You are part microscopic mitochondria,
part macroscopic Gaia --equally!

There is the aboriginal Australian in the movie, "The Last Wave". Richard Chamberlain was the star, but for a time, the focus for me was an old aborigine shaman, who, when the mystified Chamberlain had searched him out, and found him in a stark room, said: "Who are you...  who are you...  who are you."  It was, as I now think of it, not a question. Who are you. Who are you.
. . When I hear someone make a casual statement like "I think X is good", I would love to reply: "What do you mean by the word... `I'?"
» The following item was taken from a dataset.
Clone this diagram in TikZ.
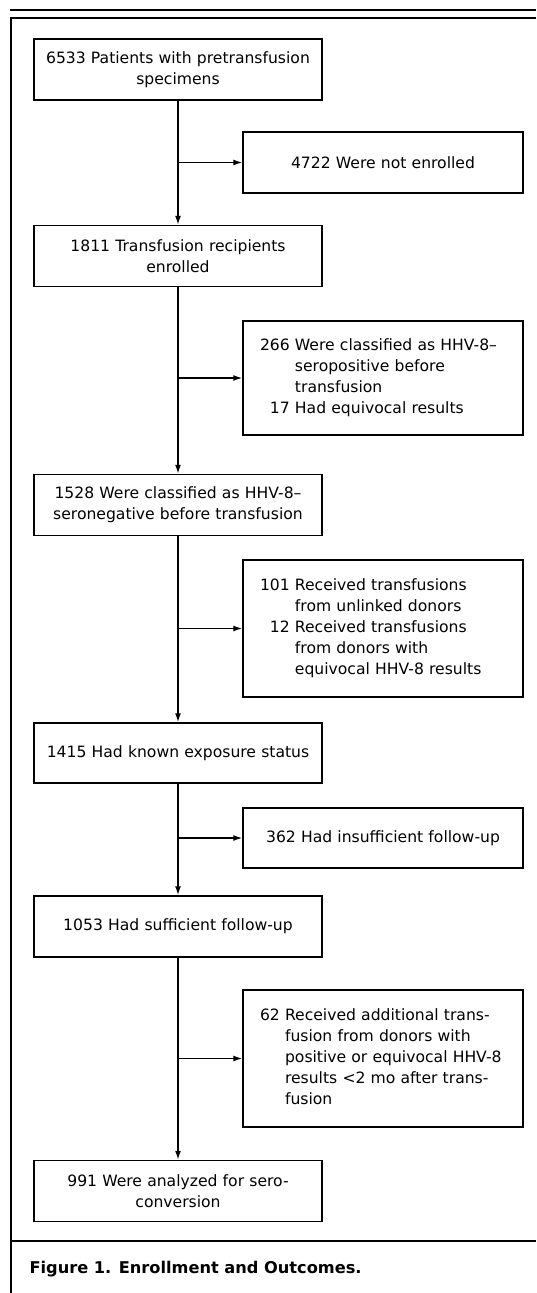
\documentclass[tikz,border=0pt]{standalone}
\usepackage{fontspec}
\setmainfont{DejaVu Sans}
\usetikzlibrary{arrows.meta}

\begin{document}
\begin{tikzpicture}[x=1pt, y=1pt,
  font=\fontsize{15.6}{21}\selectfont,
  mainbox/.style={draw, line width=1.5pt, minimum height=61pt, text width=276pt,
    inner xsep=6pt, align=center},
  sidebox/.style={draw, line width=1.5pt, text width=246pt, inner xsep=17pt, align=left},
  arr/.style={-{Latex[length=9pt,width=6pt]}, line width=1.5pt}]

  \newcommand\MX{178}
  \newcommand\SX{383}

  \useasboundingbox (0,0) rectangle (536,-1293);

  % frame
  \draw[line width=1.5pt] (10,-10) -- (536,-10);
  \draw[line width=1.5pt] (536,-18) -- (11,-18) -- (11,-1293);
  \draw[line width=1.5pt] (11,-1241) -- (536,-1241);

  % main column
  \node[mainbox] (pre) at (\MX,-69.5) {6533 Patients with pretransfusion\\specimens};
  \node[mainbox] (enr) at (\MX,-256) {1811 Transfusion recipients\\enrolled};
  \node[mainbox] (neg) at (\MX,-505) {1528 Were classified as HHV-8–\\seronegative before transfusion};
  \node[mainbox, minimum height=60pt] (known) at (\MX,-753) {1415 Had known exposure status};
  \node[mainbox] (suff) at (\MX,-926.5) {1053 Had sufficient follow-up};
  \node[mainbox] (anal) at (\MX,-1191) {991 Were analyzed for sero-\\conversion};

  % exclusions
  \node[sidebox, minimum height=61pt, align=center] (notenr) at (\SX,-162.5) {4722 Were not enrolled};
  \node[sidebox, minimum height=114pt] (pos) at (\SX,-378)
    {\begin{tabular}{@{}r@{ }l@{}}266 & Were classified as HHV-8–\\ & seropositive before\\
      & transfusion\\ 17 & Had equivocal results\end{tabular}};
  \node[sidebox, minimum height=137pt] (unl) at (\SX,-628.5)
    {\begin{tabular}{@{}r@{ }l@{}}101 & Received transfusions\\ & from unlinked donors\\
      12 & Received transfusions\\ & from donors with\\ & equivocal HHV-8 results\end{tabular}};
  \node[sidebox, minimum height=60pt, align=center] (insuf) at (\SX,-838) {362 Had insufficient follow-up};
  \node[sidebox, minimum height=137pt] (add) at (\SX,-1058.5)
    {\begin{tabular}{@{}r@{ }l@{}}62 & Received additional trans-\\ & fusion from donors with\\
      & positive or equivocal HHV-8\\ & results <2 mo after trans-\\ & fusion\end{tabular}};

  % caption
  \node[anchor=base west, font=\fontsize{16.2}{20}\selectfont\bfseries] (cap) at (26,-1273)
    {Figure 1. Enrollment and Outcomes.};

  \draw[arr] (pre) -- (enr); % pre->enr
  \draw[arr] (enr) -- (neg);
  \draw[arr] (neg) -- (known);
  \draw[arr] (known) -- (suff);
  \draw[arr] (suff) -- (anal);

  \draw[arr, line width=1.3pt] (notenr.west -| pre.south) -- (notenr.west); % out
  \draw[arr, line width=1.3pt] (pos.west -| enr.south) -- (pos.west);
  \draw[arr, line width=1.3pt] (unl.west -| neg.south) -- (unl.west);
  \draw[arr, line width=1.3pt] (insuf.west -| known.south) -- (insuf.west);
  \draw[arr, line width=1.3pt] (add.west -| suff.south) -- (add.west);

\end{tikzpicture}
\end{document}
. . "I" am a physical body that evolved to best survive and reproduce. To do so, nerves evolved to sense the operating environment, so as to manipulate it well. A central processing unit --brain-- to do it better than the competition --other species or the same. But a more essential "I" resides within that brain --the awareness of it all. That's a side-effect of the processing. "I" am not really the body, even the brain --I am just the awareness.
. . Enlightenment is realization of who you are. This doesn't come about in the usual American fill-in-the-forms way of identification. Who are you.... Your identity is not just a set of answers to questions as to your family, location and job. It is, rather, a quiet and total release of exactly that. Identity, and enlightenment, is the realization that you are part of the it. And belong there.

. . "I" am the part of my awareness that is aware of my awareness.
. . I know the Shaman's secret. I'll tell it to you in an Alan Watts kind of answer to a question: Gaia is the "it" in the sentence "It is raining."
. . You are part of the it that is raining, growing, breeding, dying, recycling, blowing the winds, waving the oceans, exploring, knowing, understanding... and feeling.
. . It is part of you that is raining, in exactly the same way as your heart and liver are part of something that reads these words! Understand and feel that!